For a certain amount of fee, this company acts as an intermediary who provides a platform and assistance to buyers and sellers so that their transactions occur more efficiently, easily, and cost-effectively. In a highly volatile cryptocurrency ecosystem, the fast and efficient transaction is essential because you can reap potentially big profits if you can exploit the volatility by ensuring efficient transactions.
In addition to assisting in crypto trading activities, the company also sets certain rules that prevent potential vices, such as money-laundering activities, from occurring in the exchange.
Because a company controls and manages a centralized crypto exchange, it will keep traders’ assets and do all the buying and selling activities for them. Traders who have to entrust their assets to this company thus have to create a hot wallet that is connected to the internet and accessible by a trusted company.
The Pros and Cons of Centralized Crypto Exchange
Based on the explanation above, you should be able to get a grasp of the advantages and disadvantages of using a centralized crypto exchange. On the positive side, you can ensure efficient transactions and expect more predictable outcomes (profits or losses) from your trading activity. You can also rest assured that only normal and legal transactions take place in the exchange.
The cons, however, are also quite apparent. Entrusting crypto assets to a third-party entity carries its risks. If you cannot evaluate your broker’s credibility and integrity, you can never make sure whether they are a helper whom you can rely on. Besides, using a hot wallet too frequently is also inadvisable because hot wallets are always prone to hacking. In reality, the majority of crypto hacking cases take place in centralized exchanges.
What Is a Decentralized Crypto Exchange (DEX)?
In a decentralized crypto exchange, there is no third-party broker that meddles too much with the transactions. The exchange only provides traders with a routing layer without giving them any kinds of trading facilities. All transactions occur purely peer-to-peer between buyers and sellers.
The Pros and Cons of Decentralized Crypto Exchange
A decentralized crypto exchange aims at reverting crypto trading activities to their root based on the original cryptocurrency philosophy which maintains decentralization, anonymity, and transparency. The advantages of this mechanism are thus comparable with the advantages that cryptocurrencies originally promise.
When you do crypto trading at a decentralized crypto exchange, you don’t have to create a risky hot wallet, you don’t have to entrust your digital assets to a potentially unknown intermediary, and you can keep your transactions anonymous. The risk of your wallet being hacked is practically nonexistent and you can do all kinds of transactions, including malicious ones, with no trouble because there is no KYC to worry about.

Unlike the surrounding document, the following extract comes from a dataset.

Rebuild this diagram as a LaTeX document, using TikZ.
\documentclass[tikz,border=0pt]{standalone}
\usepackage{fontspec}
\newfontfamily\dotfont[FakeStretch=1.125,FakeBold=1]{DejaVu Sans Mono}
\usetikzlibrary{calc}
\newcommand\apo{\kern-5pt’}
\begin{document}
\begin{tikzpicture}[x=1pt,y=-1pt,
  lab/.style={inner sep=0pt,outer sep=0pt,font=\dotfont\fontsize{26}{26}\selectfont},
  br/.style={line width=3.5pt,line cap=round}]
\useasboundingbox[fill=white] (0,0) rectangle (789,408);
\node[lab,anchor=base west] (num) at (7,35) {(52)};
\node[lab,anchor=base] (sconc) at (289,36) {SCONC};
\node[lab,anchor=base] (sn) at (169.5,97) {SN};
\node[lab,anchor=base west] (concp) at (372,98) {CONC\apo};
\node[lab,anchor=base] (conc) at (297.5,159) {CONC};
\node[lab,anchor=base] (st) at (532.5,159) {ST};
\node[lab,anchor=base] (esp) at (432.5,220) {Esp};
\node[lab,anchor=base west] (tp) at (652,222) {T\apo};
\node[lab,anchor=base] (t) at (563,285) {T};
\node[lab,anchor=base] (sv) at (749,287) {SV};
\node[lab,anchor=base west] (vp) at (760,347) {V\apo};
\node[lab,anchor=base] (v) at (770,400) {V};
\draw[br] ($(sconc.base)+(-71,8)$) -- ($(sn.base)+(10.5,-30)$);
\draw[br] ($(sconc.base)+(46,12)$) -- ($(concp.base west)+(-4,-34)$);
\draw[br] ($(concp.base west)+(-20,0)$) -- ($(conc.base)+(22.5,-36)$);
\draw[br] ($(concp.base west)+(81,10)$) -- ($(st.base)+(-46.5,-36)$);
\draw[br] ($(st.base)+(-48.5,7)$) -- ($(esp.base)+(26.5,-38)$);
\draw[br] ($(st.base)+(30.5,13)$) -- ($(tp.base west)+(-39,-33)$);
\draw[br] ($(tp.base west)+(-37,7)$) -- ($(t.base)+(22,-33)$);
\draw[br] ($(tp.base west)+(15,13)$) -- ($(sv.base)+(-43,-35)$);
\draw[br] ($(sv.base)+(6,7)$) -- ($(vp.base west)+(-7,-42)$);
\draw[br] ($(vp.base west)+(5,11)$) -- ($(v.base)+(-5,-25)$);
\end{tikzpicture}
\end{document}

The disadvantages of using DEX are also present. Without assistance, trading activities may occur longer and more complicated. If you want to exploit cryptocurrencies’ volatility, this inefficiency will hurt you very much. A decentralized crypto exchange is also more suitable for seasoned crypto traders with sufficient assets because the exchange doesn’t facilitate the purchase of cryptocurrencies using fiat money.
What Is a Hybrid Crypto Exchange (HEX)?
A hybrid crypto exchange offers a more flexible approach for traders to either use or not use an intermediary in their transactions. It is a combination of centralized and decentralized crypto exchanges. Its establishment aims to mitigate all the disadvantages of both exchanges while harnessing their respective strengths.
Why Is a Hybrid Crypto Exchange Your Best Place to Do Crypto Trading?
There are several reasons why you should rely on a hybrid crypto exchange (HEX) when performing crypto trading activities.
Firstly, it ensures efficient and real-time services typical of a centralized exchange, but also compliant with the core philosophy of blockchain technology.
Secondly, at this exchange, you can choose whether to do your trading activities on a centralized or decentralized platform. You can even do some of those activities on a centralized platform while doing other activities on a decentralized one. This exchange thus offers the best solution if you don’t want to put all your eggs in one basket.
Thirdly, a hybrid crypto exchange (HEX) protects your privacy and anonymity, but it also maintains a regulation that keeps all transactions legal.
And lastly, although you receive all the necessary assistance to do trading activities, you hold full custody of your crypto assets. You neither have to use a hack-prone hot wallet nor have to entrust your assets to your broker. The exchange safeguards your assets in a cold wallet not connected to the internet.